What are these policy options? This is what the debate must be focused on. I will try to indicate some possible alternatives in this article. While the banks are giving near zero returns on dollar accounts, yet the rupee rate of return is 10% on long-term deposits. In effect they are still expecting the rupee to slide against the dollar by 8% annually. Can the Sate Bank offer a cheap forward risk cover, for short periods at least? Maybe this could be translated into an instrument to replace the export refinance scheme. This would save many billions for the State Bank, which it spends in subsidizing this scheme as well as free money for other investments. It’s an option well worth looking at. Given a bit of ingenuity the dollar deposits can be used to lower local rates of interest, which in turn may help much needed domestic investment to get going.

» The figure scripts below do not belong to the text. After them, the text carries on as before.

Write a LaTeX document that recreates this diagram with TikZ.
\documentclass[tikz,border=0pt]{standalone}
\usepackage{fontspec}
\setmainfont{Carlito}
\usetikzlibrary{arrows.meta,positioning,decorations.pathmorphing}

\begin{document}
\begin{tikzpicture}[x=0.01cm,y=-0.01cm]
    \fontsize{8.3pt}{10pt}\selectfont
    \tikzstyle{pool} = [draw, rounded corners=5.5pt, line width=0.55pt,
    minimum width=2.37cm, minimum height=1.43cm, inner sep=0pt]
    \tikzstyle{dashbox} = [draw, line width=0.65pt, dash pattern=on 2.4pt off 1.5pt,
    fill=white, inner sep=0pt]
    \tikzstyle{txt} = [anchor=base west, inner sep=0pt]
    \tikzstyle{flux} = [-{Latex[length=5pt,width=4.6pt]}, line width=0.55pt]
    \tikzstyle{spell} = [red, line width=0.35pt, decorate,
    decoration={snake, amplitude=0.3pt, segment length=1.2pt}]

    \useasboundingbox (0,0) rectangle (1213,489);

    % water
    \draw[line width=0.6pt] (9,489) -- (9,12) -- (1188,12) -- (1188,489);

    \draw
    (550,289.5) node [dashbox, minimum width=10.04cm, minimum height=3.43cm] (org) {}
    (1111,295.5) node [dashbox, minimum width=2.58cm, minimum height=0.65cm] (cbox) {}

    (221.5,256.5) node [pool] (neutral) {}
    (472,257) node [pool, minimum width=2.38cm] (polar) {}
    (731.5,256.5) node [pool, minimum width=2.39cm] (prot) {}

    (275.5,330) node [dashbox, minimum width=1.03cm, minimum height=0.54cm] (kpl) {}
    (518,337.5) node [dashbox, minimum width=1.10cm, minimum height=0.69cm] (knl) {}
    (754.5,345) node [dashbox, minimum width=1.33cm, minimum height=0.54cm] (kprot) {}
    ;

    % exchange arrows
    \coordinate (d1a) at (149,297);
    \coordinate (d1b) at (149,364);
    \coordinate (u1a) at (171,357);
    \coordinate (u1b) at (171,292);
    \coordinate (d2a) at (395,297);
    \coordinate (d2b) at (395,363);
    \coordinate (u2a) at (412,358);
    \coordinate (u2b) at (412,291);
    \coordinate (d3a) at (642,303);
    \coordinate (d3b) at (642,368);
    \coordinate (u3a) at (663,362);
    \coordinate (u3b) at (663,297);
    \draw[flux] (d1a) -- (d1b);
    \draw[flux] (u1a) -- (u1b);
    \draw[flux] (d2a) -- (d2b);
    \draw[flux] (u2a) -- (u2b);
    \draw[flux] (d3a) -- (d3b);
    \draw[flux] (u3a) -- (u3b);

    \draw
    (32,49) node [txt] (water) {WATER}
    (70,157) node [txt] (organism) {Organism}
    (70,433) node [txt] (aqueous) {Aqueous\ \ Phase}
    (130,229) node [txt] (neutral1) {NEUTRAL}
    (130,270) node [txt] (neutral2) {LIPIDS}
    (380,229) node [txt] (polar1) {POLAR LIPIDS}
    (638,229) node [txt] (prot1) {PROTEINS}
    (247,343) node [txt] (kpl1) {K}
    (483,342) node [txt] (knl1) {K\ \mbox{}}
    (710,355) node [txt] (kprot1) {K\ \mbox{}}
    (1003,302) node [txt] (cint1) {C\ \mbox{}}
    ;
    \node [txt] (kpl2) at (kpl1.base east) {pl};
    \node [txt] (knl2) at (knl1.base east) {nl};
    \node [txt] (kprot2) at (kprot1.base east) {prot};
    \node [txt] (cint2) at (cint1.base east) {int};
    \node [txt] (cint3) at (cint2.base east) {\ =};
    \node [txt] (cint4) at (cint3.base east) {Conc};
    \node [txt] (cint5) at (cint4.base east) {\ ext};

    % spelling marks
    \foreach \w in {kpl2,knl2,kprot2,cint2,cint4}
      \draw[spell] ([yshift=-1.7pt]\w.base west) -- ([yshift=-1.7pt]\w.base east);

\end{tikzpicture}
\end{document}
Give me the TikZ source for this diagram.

I know that the conventional wisdom is that the job of the Governor State Bank, like the federal reserve in the USA is to ensure monetary and price stability. So once that is achieved he has done his job. I feel that in Pakistan while the above objectives are commendable yet economic development must take first priority. It is the alleviation of poverty, which must be our prime concern. Its high time all our policy making should now be geared up to promoting development and employment. For the last few years the nation has patiently borne the pain of stiff economic measures and belt tightening, but this cannot go on much longer. Mounting poverty, unemployment, growing economic disparity may set off a chain of events more destructive than we can foresee.
The author is the chairman of the Towel Manufacturers Association of Pakistan.